Il condivisibile obiettivo della risoluzione voleva essere quello- di incidere nella memoria storica collettiva dei cittadini europei. “Il tragico passato dell’Europa – recita il documento – dovrebbe continuare a fungere da ispirazione morale e politica per far fronte alle sfide del mondo odierno, come la lotta per un mondo più equo e la creazione di società aperte e tolleranti e di comunità che accolgano le minoranze etniche, religiose e sessuali, facendo in modo che tutti possano riconoscersi nei valori europei”.
Il punto è che la risoluzione è stata forse la veste più inappropriata per affrontare temi così delicati della storia contemporanea; il Parlamento, infatti, si “pronuncia” e ci offre una “versione ufficiale” e delle conclusioni in assenza di un adeguato sviluppo argomentativo.
Il mestiere di storico è certamente difficile, ma la metodologia-base è chiara e comunemente nota. Esistono i fatti e le interpretazioni dei fatti. Lo storico innanzitutto deve verificare che la ricostruzione sia esatta attraverso la critica delle fonti utilizzate. Verificata l’attendibilità della ricostruzione, lo storico passa all’interpretazione, contestualizzando e comparando i fatti. Lo sforzo interpretativo dello storico – che spesso richiede sofisticati attrezzi del mestiere – è volto ad accertare una verità storica, che non è verità assoluta.

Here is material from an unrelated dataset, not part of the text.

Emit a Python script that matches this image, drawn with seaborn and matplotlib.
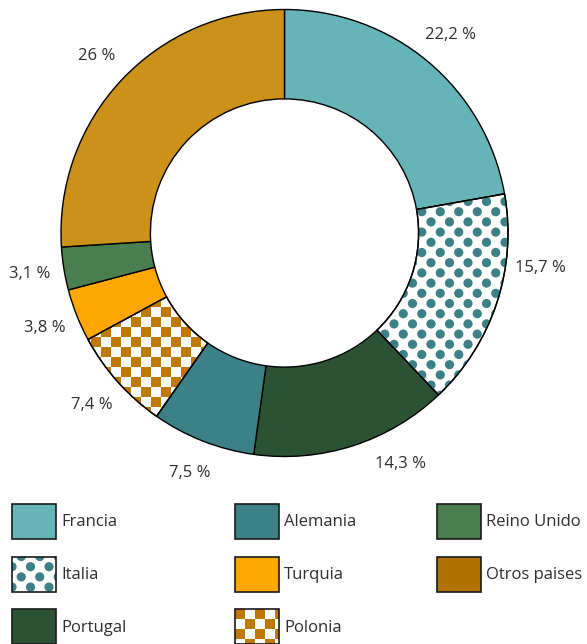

Leggendo il testo della risoluzione è quindi comprensibile la perplessità degli storici. Proviamo ad applicare la metodologia storica su uno dei passaggi più controversi del documento.
Il patto Molotov-Ribbentrop è un fatto. La risoluzione dice bene affermando che si sia trattato di un trattato di non aggressione nazi-sovietico datato 23 agosto 1939, contenente protocolli segreti, in base ai quali due regimi totalitari, che avevano in comune obiettivi egemonici, hanno suddiviso l’Europa in due zone d’influenza. Pur muovendo dalla constatazione di un fatto storico accertato, il Parlamento europeo giunge tuttavia ad affermare perentoriamente, in maniera acritica, che il conflitto sarebbe stato “conseguenza immediata” del patto. Stabilire un nesso di causalità per eventi così complessi come la seconda guerra mondiale è impresa ardua, ai confini del possibile.
Discorso analogo si può fare sull’equiparazione tra nazismo e comunismo. Certo, si può tentare una comparazione, ma le specificità sono troppe per poter accomunare le due esperienze storiche.
Ci resta, quindi, una domanda: se il Parlamento Europeo voleva rendere giustizia ai paesi dell’est denunciando compiutamente i contenuti criminali del comunismo, non avrebbe fatto meglio a promuovere una adeguata ricerca storica? Ovviamente ci riferiamo alla ricerca libera.